Given instruction = Starting at the first line of the data, print each line verbatim up to and including the line bearing "label='Share on share')", omitting pictures.

Provided material =

____________________

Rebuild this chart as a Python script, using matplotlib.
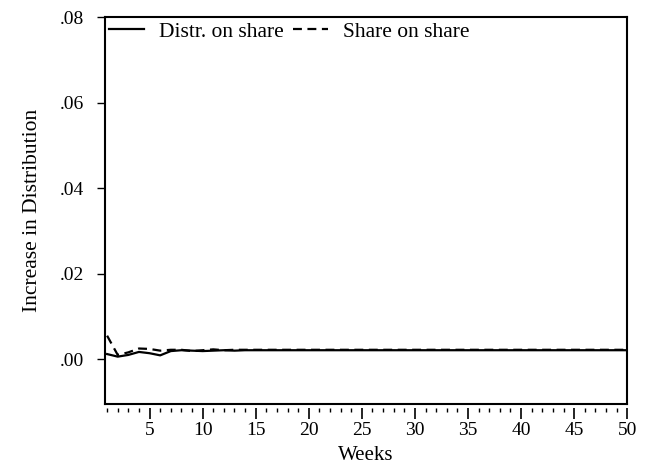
import matplotlib
matplotlib.use("Agg")
import matplotlib.pyplot as plt
from matplotlib import ticker

weeks = list(range(1, 51))
distr_on_share = [0.0012, 0.0006, 0.0010, 0.0017, 0.0014, 0.0009, 0.0019, 0.0021, 0.0020, 0.0019,
                  0.0020, 0.0021, 0.0020, 0.0021, 0.0021] + [0.0021] * 35
share_on_share = [0.0055, 0.0010, 0.0016, 0.0025, 0.0024, 0.0020, 0.0022, 0.0022, 0.0019, 0.0021,
                  0.0023, 0.0021, 0.0022, 0.0022, 0.0022] + [0.0022] * 35
week_ticks = [5, 10, 15, 20, 25, 30, 35, 40, 45, 50]
dist_ticks = [0.0, 0.02, 0.04, 0.06, 0.08]

plt.rcParams['font.family'] = ['Liberation Serif', 'DejaVu Serif']

fig = plt.figure(figsize=(6.48, 4.65), dpi=100)
ax = fig.add_axes([0.162, 0.131, 0.806, 0.832])

ax.plot(weeks, distr_on_share, 'k-', lw=1.6, label='Distr. on share')
ax.plot(weeks, share_on_share, 'k--', lw=1.6, dashes=(4, 2.5), label='Share on share')

ax.set_xlim(0.8, 50)
ax.set_ylim(-0.0105, 0.08)
ax.set_xticks(week_ticks)
ax.set_xticks([w for w in weeks if w not in week_ticks], minor=True)
ax.set_yticks(dist_ticks)
ax.yaxis.set_major_formatter(ticker.FuncFormatter(lambda v, p: "{0:.2f}".format(v).replace("0.", ".", 1)))

for s in ax.spines.values():
    s.set_linewidth(1.5)
# tick row sits a little below the frame, as in the original
ax.spines['bottom'].set_position(('outward', 3))
ax.spines['bottom'].set_visible(False)
ax.plot([0, 1], [0, 0], 'k-', lw=1.5, transform=ax.transAxes, clip_on=False)

ax.tick_params(axis='x', which='major', direction='out', length=8, width=1.2, color='black',
               labelsize=14, pad=2)
ax.tick_params(axis='x', which='minor', direction='out', length=3, width=1, color='black')
ax.tick_params(axis='y', which='major', direction='out', length=6, width=1, labelsize=14, pad=9)
for t in ax.xaxis.get_major_ticks():
    t.tick1line.set_visible(True)

ax.set_xlabel("Weeks", fontsize=15, labelpad=5)
ax.set_ylabel("Increase in Distribution", fontsize=15.5, labelpad=13)

ax.legend(loc='upper left', ncol=2, frameon=False, fontsize=15.5, handlelength=1.6,
          handletextpad=0.7, columnspacing=0.45, borderaxespad=0.0, borderpad=0.2)

plt.savefig('out.png', dpi=100)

____________________

Exercise result =
Rebuild this chart as a Python script, using matplotlib.
import matplotlib
matplotlib.use("Agg")
import matplotlib.pyplot as plt
from matplotlib import ticker

weeks = list(range(1, 51))
distr_on_share = [0.0012, 0.0006, 0.0010, 0.0017, 0.0014, 0.0009, 0.0019, 0.0021, 0.0020, 0.0019,
                  0.0020, 0.0021, 0.0020, 0.0021, 0.0021] + [0.0021] * 35
share_on_share = [0.0055, 0.0010, 0.0016, 0.0025, 0.0024, 0.0020, 0.0022, 0.0022, 0.0019, 0.0021,
                  0.0023, 0.0021, 0.0022, 0.0022, 0.0022] + [0.0022] * 35
week_ticks = [5, 10, 15, 20, 25, 30, 35, 40, 45, 50]
dist_ticks = [0.0, 0.02, 0.04, 0.06, 0.08]

plt.rcParams['font.family'] = ['Liberation Serif', 'DejaVu Serif']

fig = plt.figure(figsize=(6.48, 4.65), dpi=100)
ax = fig.add_axes([0.162, 0.131, 0.806, 0.832])

ax.plot(weeks, distr_on_share, 'k-', lw=1.6, label='Distr. on share')
ax.plot(weeks, share_on_share, 'k--', lw=1.6, dashes=(4, 2.5), label='Share on share')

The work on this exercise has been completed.